### WHAT IS ASKED
Report the number of lines where the string "matplotlib" occurs, and write nothing else.

══════════

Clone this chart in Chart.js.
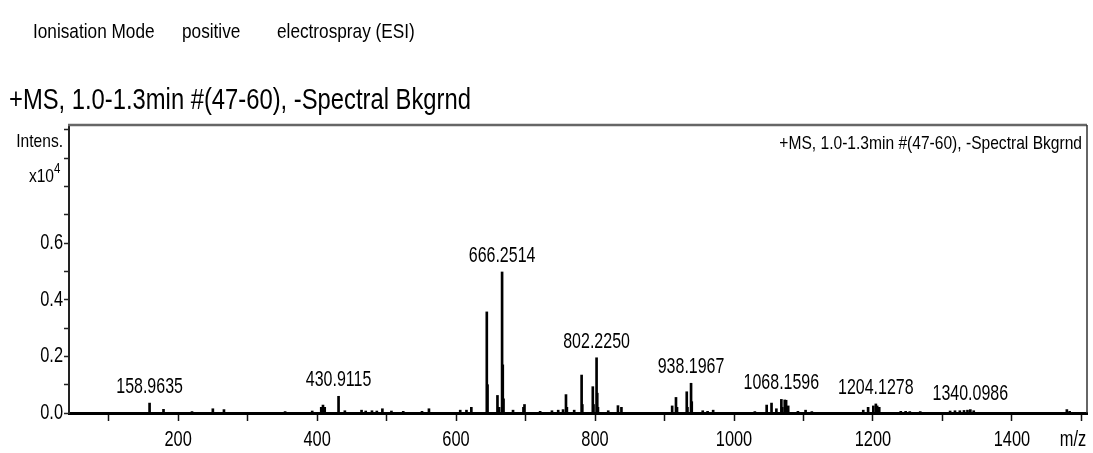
<!DOCTYPE html>
<html>
<head>
<meta charset="utf-8">
<script src="https://cdn.jsdelivr.net/npm/chart.js@4.4.1/dist/chart.umd.min.js"></script>
<style>
  html, body { margin: 0; padding: 0; background: #fff; }
  #wrap { position: relative; width: 1093px; height: 453px; overflow: hidden; }
  canvas { position: absolute; left: 0; top: 0; }
  .txt { position: absolute; white-space: pre; color: #000; transform-origin: left top; line-height: 1; }
</style>
</head>
<body>
<div id="wrap">
  <canvas id="ms" width="1093" height="453"></canvas>
  <div class="txt" id="h1" style="left:33px; top:20px; font-size:21px;">Ionisation Mode</div>
  <div class="txt" id="h2" style="left:182px; top:20px; font-size:21px;">positive</div>
  <div class="txt" id="h3" style="left:277px; top:20px; font-size:21px;">electrospray (ESI)</div>
  <div class="txt" id="t1" style="left:9px; top:85px; font-size:29px;">+MS, 1.0-1.3min #(47-60), -Spectral Bkgrnd</div>
</div>
<script>
// spectrum sticks: m/z and intensity (x10^4)
const peakMz = [158.9635, 179, 220, 250, 266, 354, 393, 406, 408.5, 411, 430.9115, 440, 464, 470, 479, 486, 494, 507, 524, 551, 561,
  606, 615, 622, 644.25, 645.3, 659.6, 662, 666.2514, 667.25, 668.3, 682, 697, 698.5, 721, 738, 747, 754, 758.2, 759.5, 770,
  780.7, 781.7, 796.8, 797.8, 802.2250, 803.2, 804.2, 819, 833, 838, 911, 916.5, 918, 932, 933, 938.1967, 939.2, 955, 962, 970,
  1030, 1047, 1054, 1061, 1068.1596, 1069.5, 1073, 1075, 1078, 1092, 1103, 1112, 1186, 1193, 1200.5, 1204.1278, 1206, 1209,
  1240, 1247, 1253, 1268, 1311, 1318, 1325, 1331, 1336, 1340.0986, 1345, 1479, 1483];
const peakInt = [0.035, 0.013, 0.005, 0.015, 0.012, 0.005, 0.007, 0.02, 0.028, 0.02, 0.059, 0.008, 0.01, 0.007, 0.008, 0.007, 0.015, 0.007, 0.006, 0.006, 0.015,
  0.01, 0.01, 0.02, 0.357, 0.1, 0.062, 0.02, 0.498, 0.17, 0.05, 0.01, 0.02, 0.03, 0.006, 0.008, 0.01, 0.012, 0.065, 0.02, 0.01,
  0.134, 0.03, 0.093, 0.03, 0.195, 0.07, 0.02, 0.008, 0.026, 0.02, 0.025, 0.055, 0.02, 0.075, 0.02, 0.105, 0.04, 0.008, 0.006, 0.01,
  0.005, 0.028, 0.035, 0.015, 0.048, 0.02, 0.046, 0.045, 0.025, 0.006, 0.01, 0.005, 0.01, 0.02, 0.025, 0.032, 0.025, 0.02,
  0.006, 0.006, 0.005, 0.005, 0.007, 0.008, 0.008, 0.009, 0.01, 0.012, 0.008, 0.012, 0.006];

// annotated peaks
const labelMz = [158.9635, 430.9115, 666.2514, 802.2250, 938.1967, 1068.1596, 1204.1278, 1340.0986];

// axes
const xTicks = [100, 200, 300, 400, 500, 600, 700, 800, 900, 1000, 1100, 1200, 1300, 1400, 1500];
const xTickLabels = ["", "200", "", "400", "", "600", "", "800", "", "1000", "", "1200", "", "1400", ""];
const yTicks = [0, 0.1, 0.2, 0.3, 0.4, 0.5, 0.6, 0.7, 0.8, 0.9, 1.0];
const yTickLabels = ["0.0", "", "0.2", "", "0.4", "", "0.6", "", "", "", ""];

// Arial Narrow clone if the box has it, else squeeze Liberation Sans
const NARROW = (function () {
  const c = document.createElement("canvas").getContext("2d");
  c.font = '40px "Liberation Sans Narrow", monospace';
  const a = c.measureText("Ionisation Mode").width;
  c.font = "40px monospace";
  return Math.abs(a - c.measureText("Ionisation Mode").width) > 1;
})();
const FAMILY = NARROW ? '"Liberation Sans Narrow"' : '"Liberation Sans", Arial, sans-serif';
const SQUEEZE = NARROW ? 1 : 0.82;

document.querySelectorAll(".txt").forEach(el => {
  el.style.fontFamily = FAMILY;
  if (SQUEEZE !== 1) el.style.transform = "scaleX(" + SQUEEZE + ")";
});

// tall = vertical stretch, the instrument printout draws its numbers a bit taller
function txt(ctx, s, x, y, size, align, tall) {
  ctx.save();
  ctx.font = size + "px " + FAMILY;
  ctx.fillStyle = "#000";
  ctx.textBaseline = "middle";
  ctx.textAlign = align || "center";
  ctx.translate(x, y);
  ctx.scale(SQUEEZE, tall || 1);
  ctx.fillText(s, 0, 0);
  ctx.restore();
}

const textPlugin = {
  id: "msText",
  afterDraw(chart) {
    const { ctx, chartArea: a, scales: { x, y } } = chart;
    // frame: top + right
    ctx.save();
    ctx.strokeStyle = "#666";
    ctx.lineWidth = 2.5;
    ctx.beginPath();
    ctx.moveTo(a.left - 1, a.top);
    ctx.lineTo(a.right, a.top);
    ctx.stroke();
    ctx.strokeStyle = "#333";
    ctx.lineWidth = 1.5;
    ctx.beginPath();
    ctx.moveTo(a.right, a.top);
    ctx.lineTo(a.right, a.bottom);
    ctx.stroke();
    ctx.restore();

    xTicks.forEach((v, i) => { if (xTickLabels[i]) txt(ctx, xTickLabels[i], x.getPixelForValue(v), 440, 20, "center", 1.1); });
    yTicks.forEach((v, i) => { if (yTickLabels[i]) txt(ctx, yTickLabels[i], 63, y.getPixelForValue(v), 20, "right", 1.1); });
    txt(ctx, "m/z", 1073, 440, 20, "center", 1.1);
    txt(ctx, "Intens.", 63, 142, 19, "right");
    txt(ctx, "x10", 54, 177, 19, "right");
    txt(ctx, "4", 54, 169, 14, "left");
    txt(ctx, "+MS, 1.0-1.3min #(47-60), -Spectral Bkgrnd", a.right - 5, 144, 19, "right");

    labelMz.forEach(m => {
      const i = peakMz.indexOf(m);
      txt(ctx, m.toFixed(4), x.getPixelForValue(m), y.getPixelForValue(peakInt[i]) - 16, 19.5, "center", 1.12);
    });
  }
};

new Chart(document.getElementById("ms"), {
  type: "bar",
  data: {
    datasets: [{
      data: peakMz.map((m, i) => ({ x: m, y: peakInt[i] })),
      backgroundColor: "#000",
      borderWidth: 0,
      barThickness: 2,
    }],
  },
  options: {
    responsive: false,
    animation: false,
    events: [],
    layout: { padding: { left: 0, top: 125, right: 6, bottom: 0 } },
    plugins: { legend: { display: false }, tooltip: { enabled: false } },
    scales: {
      x: {
        type: "linear",
        offset: false,
        min: 43,
        max: 1508,
        afterBuildTicks: (s) => { s.ticks = xTicks.map(v => ({ value: v })); },
        afterFit: (s) => { s.height = 40; },
        ticks: { display: false },
        grid: { offset: false, drawOnChartArea: false, drawTicks: true, tickLength: 8, tickColor: "#111", tickWidth: 1.5 },
        border: { color: "#000", width: 3 },
      },
      y: {
        min: 0,
        max: 1.017,
        afterBuildTicks: (s) => { s.ticks = yTicks.map(v => ({ value: v })); },
        afterFit: (s) => { s.width = 69; },
        ticks: { display: false },
        grid: { drawOnChartArea: false, drawTicks: true, tickLength: 5, tickColor: "#222", tickWidth: 1.5 },
        border: { color: "#222", width: 2 },
      },
    },
  },
  plugins: [textPlugin],
});
</script>
</body>
</html>
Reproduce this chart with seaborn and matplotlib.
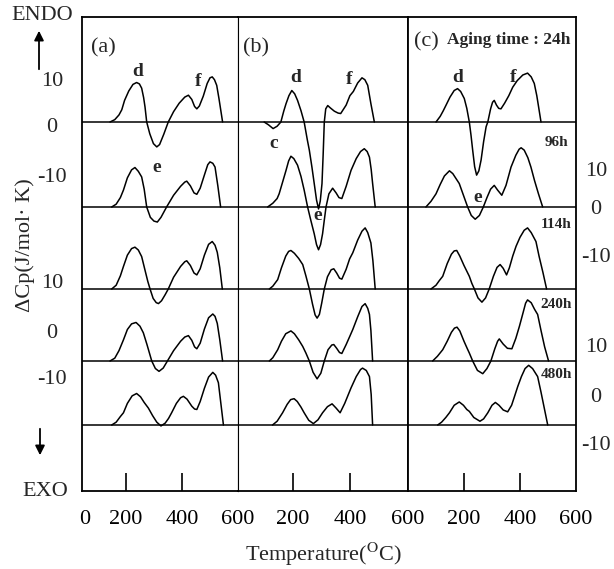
import numpy as np
import pandas as pd
import matplotlib
matplotlib.use("Agg")
import matplotlib.pyplot as plt
import seaborn as sns

# aging times, one curve per row in every panel
aging = ["24h", "96h", "114h", "240h", "480h"]
panels = ["(a)", "(b)", "(c)"]

# ---- panel (a) ----
a_24_t = [143, 160, 175, 185, 195, 210, 225, 238, 248, 256, 263, 268, 274, 285, 298, 310, 320, 335, 351, 370, 390, 410, 423, 435, 445, 453, 462, 476, 490, 500, 508, 516, 524, 532, 545]
a_24_cp = [0, 0.5, 1.5, 2.6, 4.6, 6.6, 8.0, 8.4, 8.1, 7.2, 5.2, 3.2, 0, -2.5, -4.6, -5.3, -4.8, -2.6, 0, 2.2, 4.0, 5.3, 5.7, 4.8, 3.3, 2.8, 3.4, 5.5, 8.2, 9.4, 9.6, 9.0, 7.8, 5.0, 0]
a_96_t = [149, 165, 180, 191, 205, 220, 232, 244, 256, 265, 274, 287, 300, 312, 325, 345, 370, 395, 410, 417, 430, 443, 453, 465, 480, 492, 500, 510, 518, 528, 538]
a_96_cp = [0, 0.6, 2.0, 3.6, 6.2, 7.9, 8.4, 7.6, 6.4, 3.8, 0, -2.2, -3.0, -3.2, -2.2, 0, 2.5, 4.4, 5.3, 5.5, 4.5, 3.0, 2.7, 4.0, 6.8, 9.0, 9.6, 9.3, 8.5, 4.5, 0]
a_114_t = [149, 165, 180, 191, 205, 220, 232, 244, 256, 268, 278, 286, 297, 308, 316, 327, 340, 351, 370, 395, 410, 417, 430, 443, 453, 465, 480, 495, 508, 518, 526, 535, 544]
a_114_cp = [0, 0.8, 2.8, 4.8, 7.2, 8.6, 8.9, 8.3, 6.9, 4.0, 1.6, 0, -2.0, -2.9, -3.1, -2.5, -1.2, 0, 2.5, 4.8, 5.8, 6.0, 5.0, 3.4, 3.0, 4.3, 7.2, 9.5, 10.1, 9.3, 7.8, 4.5, 0]
a_240_t = [143, 160, 175, 191, 205, 220, 236, 250, 262, 275, 292, 305, 318, 333, 348, 370, 395, 410, 423, 435, 445, 453, 465, 480, 495, 510, 518, 526, 535, 545]
a_240_cp = [0, 0.6, 2.2, 4.5, 6.7, 7.9, 8.2, 7.4, 6.0, 3.5, 0, -1.6, -2.2, -1.5, 0, 2.2, 4.2, 5.1, 5.4, 4.4, 3.0, 2.6, 3.8, 6.8, 9.2, 10.0, 9.5, 8.0, 4.5, 0]
a_480_t = [149, 165, 180, 191, 205, 222, 238, 252, 265, 280, 295, 310, 325, 340, 352, 363, 380, 395, 405, 418, 435, 445, 453, 465, 480, 495, 510, 520, 530, 538, 548]
a_480_cp = [0, 0.6, 1.8, 2.6, 4.6, 6.2, 6.7, 6.0, 4.8, 3.6, 2.0, 0.6, -0.2, 0.4, 1.4, 2.6, 4.6, 5.8, 6.1, 5.5, 4.0, 3.4, 3.3, 5.0, 7.8, 10.2, 11.2, 10.6, 9.0, 5.0, 0]

# ---- panel (b) ----
b_24_t = [100, 115, 131, 145, 158, 168, 176, 186, 196, 206, 216, 228, 239, 250, 257, 266, 274, 282, 289, 295, 301, 305, 309, 314, 321, 330, 344, 357, 366, 385, 398, 410, 425, 440, 450, 460, 471, 483]
b_24_cp = [0, -0.6, -1.4, -0.9, 0, 2.3, 3.9, 5.6, 6.7, 6.0, 4.6, 2.4, 0, -3.8, -6.0, -9.6, -13.1, -16.6, -18.5, -16.8, -13.1, -7.0, 0, 2.8, 3.5, 3.0, 2.3, 1.9, 1.8, 3.6, 5.6, 6.5, 8.3, 9.4, 9.0, 7.8, 3.9, 0]
b_96_t = [112, 130, 145, 152, 165, 176, 185, 193, 203, 216, 228, 239, 251, 262, 274, 282, 289, 296, 303, 309, 315, 325, 338, 350, 360, 370, 385, 402, 420, 435, 448, 458, 466, 472, 477, 486]
b_96_cp = [0, 0.8, 1.8, 2.8, 5.5, 7.8, 9.8, 10.8, 10.3, 8.9, 6.5, 3.6, 0, -2.8, -5.7, -8.0, -9.1, -8.0, -5.7, -2.8, 0, 2.8, 4.0, 3.0, 2.0, 1.8, 4.4, 7.8, 10.3, 11.8, 12.4, 11.8, 10.6, 8.0, 5.0, 0]
b_114_t = [118, 130, 147, 160, 175, 185, 193, 205, 220, 234, 245, 257, 268, 277, 284, 292, 300, 309, 320, 333, 342, 352, 362, 370, 385, 397, 408, 425, 440, 451, 460, 471, 478, 486]
b_114_cp = [0, 0.6, 2.0, 4.5, 7.0, 8.0, 8.2, 7.6, 6.5, 5.2, 2.8, 0, -3.2, -5.5, -6.2, -5.4, -3.0, 0, 2.6, 4.1, 4.3, 3.4, 2.3, 2.1, 4.2, 6.4, 7.7, 10.4, 12.3, 13.0, 12.0, 9.8, 6.0, 0]
b_240_t = [118, 130, 147, 160, 175, 193, 205, 220, 234, 245, 257, 270, 284, 297, 309, 322, 335, 342, 352, 362, 370, 385, 398, 408, 425, 440, 451, 460, 466, 471, 477]
b_240_cp = [0, 0.7, 2.4, 4.2, 5.8, 6.4, 5.8, 4.5, 3.1, 1.7, 0, -2.4, -3.8, -2.6, 0, 2.4, 3.4, 3.5, 2.7, 1.8, 1.6, 3.5, 5.3, 6.7, 9.4, 11.6, 12.2, 11.2, 9.9, 6.5, 0]
b_480_t = [129, 145, 164, 180, 192, 204, 215, 228, 239, 255, 271, 287, 303, 320, 336, 350, 364, 380, 402, 420, 435, 442, 455, 466, 472, 477]
b_480_cp = [0, 0.8, 2.6, 4.4, 5.4, 5.6, 5.0, 3.8, 2.6, 1.0, 0.3, 1.1, 2.6, 3.9, 4.5, 3.6, 2.6, 4.6, 7.9, 10.3, 11.8, 12.1, 11.6, 10.3, 6.5, 0]

# ---- panel (c) ----
c_24_t = [100, 115, 126, 136, 150, 165, 177, 188, 201, 210, 219, 225, 231, 238, 245, 253, 261, 270, 279, 285, 295, 302, 308, 316, 324, 332, 345, 360, 374, 390, 410, 427, 440, 451, 460, 467, 475]
c_24_cp = [0, 1.2, 2.4, 3.6, 5.3, 6.7, 7.1, 6.5, 5.0, 2.9, 0, -2.8, -6.0, -9.5, -11.3, -10.4, -8.1, -4.2, -1.0, 0, 2.8, 4.2, 4.6, 3.6, 2.9, 2.8, 4.0, 5.6, 7.4, 8.8, 10.0, 10.4, 9.6, 8.2, 5.6, 3.0, 0]
c_96_t = [64, 82, 100, 115, 130, 148, 160, 172, 183, 198, 213, 226, 240, 255, 269, 282, 295, 308, 320, 335, 350, 368, 385, 397, 404, 415, 428, 439, 452, 466, 481]
c_96_cp = [0, 1.2, 2.8, 4.8, 6.6, 7.7, 7.1, 6.0, 5.0, 2.5, 0, -1.8, -2.6, -1.8, 0, 2.0, 3.8, 4.6, 3.6, 2.5, 4.6, 8.5, 11.0, 12.3, 12.6, 12.1, 10.5, 8.5, 5.6, 2.8, 0]
c_114_t = [82, 100, 112, 124, 140, 155, 165, 174, 185, 200, 219, 228, 237, 250, 264, 277, 290, 305, 318, 329, 340, 352, 362, 374, 386, 400, 415, 427, 440, 457, 468, 482, 495]
c_114_cp = [0, 0.8, 1.8, 2.7, 5.4, 7.4, 8.1, 8.2, 7.0, 5.0, 2.7, 1.2, 0, -1.9, -2.8, -1.9, 0, 2.7, 4.6, 5.2, 4.4, 3.0, 4.5, 7.0, 9.1, 11.0, 12.5, 13.0, 12.0, 10.1, 7.0, 3.5, 0]
c_240_t = [88, 105, 124, 140, 155, 166, 175, 185, 200, 212, 219, 231, 248, 267, 282, 296, 310, 320, 326, 340, 355, 371, 385, 398, 412, 420, 427, 440, 452, 463, 475, 488, 502]
c_240_cp = [0, 1.0, 2.4, 4.2, 6.1, 7.0, 7.2, 6.4, 4.2, 2.6, 1.7, 0, -2.0, -2.7, -1.6, 0, 2.6, 4.2, 4.7, 3.6, 2.7, 2.6, 4.8, 7.4, 10.5, 12.3, 13.0, 12.4, 11.0, 9.9, 6.5, 3.0, 0]
c_480_t = [106, 120, 135, 148, 165, 183, 198, 210, 219, 235, 257, 270, 285, 300, 312, 325, 340, 356, 370, 380, 392, 405, 418, 431, 445, 463, 475, 487, 499]
c_480_cp = [0, 0.6, 1.6, 2.6, 4.2, 4.9, 4.2, 3.3, 2.9, 1.6, 0.8, 1.3, 2.6, 4.2, 4.8, 4.2, 3.2, 2.8, 4.2, 6.0, 8.2, 10.3, 12.0, 12.7, 12.0, 10.3, 7.0, 3.5, 0]

curves = {
    "(a)": [(a_24_t, a_24_cp), (a_96_t, a_96_cp), (a_114_t, a_114_cp), (a_240_t, a_240_cp), (a_480_t, a_480_cp)],
    "(b)": [(b_24_t, b_24_cp), (b_96_t, b_96_cp), (b_114_t, b_114_cp), (b_240_t, b_240_cp), (b_480_t, b_480_cp)],
    "(c)": [(c_24_t, c_24_cp), (c_96_t, c_96_cp), (c_114_t, c_114_cp), (c_240_t, c_240_cp), (c_480_t, c_480_cp)],
}

W, H = 614, 569
px_per_unit = 4.7
# vertical offset of every stacked curve (pixel rows of the baselines)
offsets = [(491 - b) / px_per_unit for b in (122, 207, 289, 361, 425)]
shift = dict(zip(aging, offsets))

frames = []
for p, lst in curves.items():
    for age, (t, cp) in zip(aging, lst):
        frames.append(pd.DataFrame({"panel": p, "aging": age, "T": t, "dCp": cp}))
df = pd.concat(frames, ignore_index=True)
df["y"] = df["dCp"] + df["aging"].map(shift)

sns.set_style("white")
plt.rcParams["font.family"] = ["Liberation Serif", "DejaVu Serif"]
plt.rcParams["mathtext.fontset"] = "stix"
plt.rcParams["axes.edgecolor"] = "black"

fig = plt.figure(figsize=(W / 100, H / 100), dpi=100)
gs = fig.add_gridspec(1, 3, left=82 / W, right=576 / W, bottom=1 - 491 / H, top=1 - 17 / H,
                      width_ratios=[156, 170, 168], wspace=0)
axes = [fig.add_subplot(gs[0, i]) for i in range(3)]

xlims = [(43, 600), (9, 600), (0, 600)]
tick_pos = [[54, 200, 400, 600], [200, 400, 600], [200, 400, 600]]
tick_lab = [["0", "200", "400", "600"], ["200", "400", "600"], ["200", "400", "600"]]

for i, (ax, p) in enumerate(zip(axes, panels)):
    for off in offsets:
        ax.axhline(off, color="black", lw=1.1, zorder=1)
    sns.lineplot(data=df[df["panel"] == p], x="T", y="y", units="aging", estimator=None,
                 sort=False, color="black", lw=1.1, ax=ax, zorder=2)
    ax.set_xlim(*xlims[i])
    ax.set_ylim(0, 474 / px_per_unit)
    ax.set_yticks([])
    ax.set_xlabel("")
    ax.set_ylabel("")
    ax.set_xticks(tick_pos[i])
    ax.set_xticklabels(tick_lab[i])
    ax.tick_params(axis="x", direction="in", length=13, width=1.2, pad=14,
                   labelsize=16, bottom=True, top=False, colors="black")
    for tk, v in zip(ax.xaxis.get_major_ticks(), tick_pos[i]):
        if v not in (200, 400):
            tk.tick1line.set_visible(False)
    for s in ax.spines.values():
        s.set_linewidth(1.3)
        s.set_color("black")
axes[0].spines["right"].set_linewidth(0.8)
axes[1].spines["left"].set_linewidth(0.8)


def ftext(x, y, s, **kw):
    fig.text(x / W, 1 - y / H, s, ha=kw.pop("ha", "center"), va=kw.pop("va", "center"), **kw)


# left / right scale labels
for y, s in zip([81, 128, 177, 283, 333, 379], ["10", "0", "-10", "10", "0", "-10"]):
    ftext(52, y, s, fontsize=16)
for y, s in zip([172, 210, 257, 348, 397, 445], ["10", "0", "-10", "10", "0", "-10"]):
    ftext(596, y, s, fontsize=16)

ftext(42, 16, "ENDO", fontsize=16)
ftext(45, 492, "EXO", fontsize=16)
ftext(25, 245, "ΔCp(J/mol· K)", fontsize=16, rotation=90)
ftext(323, 554, r"Temperature($^{\mathrm{O}}$C)", fontsize=16)

axes[0].annotate("", xy=(39, H - 28), xytext=(39, H - 72), xycoords="figure pixels",
                 textcoords="figure pixels", annotation_clip=False,
                 arrowprops=dict(arrowstyle="-|>", color="black", lw=1.3, mutation_scale=14))
axes[0].annotate("", xy=(40, H - 458), xytext=(40, H - 426), xycoords="figure pixels",
                 textcoords="figure pixels", annotation_clip=False,
                 arrowprops=dict(arrowstyle="-|>", color="black", lw=1.3, mutation_scale=14))

# panel names and peak letters
ftext(103, 48, "(a)", fontsize=16)
ftext(256, 48, "(b)", fontsize=16)
ftext(426, 42, "(c)", fontsize=16)
ftext(447, 40, "Aging time : 24h", fontsize=12.5, fontweight="bold", ha="left")

bold = dict(fontsize=14, fontweight="bold")
for x, y, s in [(138, 72, "d"), (198, 82, "f"), (157, 168, "e"),
                (296, 78, "d"), (349, 80, "f"), (274, 143, "c"), (318, 216, "e"),
                (458, 78, "d"), (513, 77, "f"), (478, 197, "e")]:
    ftext(x, y, s, **bold)

for y, s in zip([142, 225, 305, 375], aging[1:]):
    ftext(556, y, s, fontsize=11, fontweight="bold")

fig.savefig("out.png", dpi=100)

══════════

### THE COMPLETED TASK
4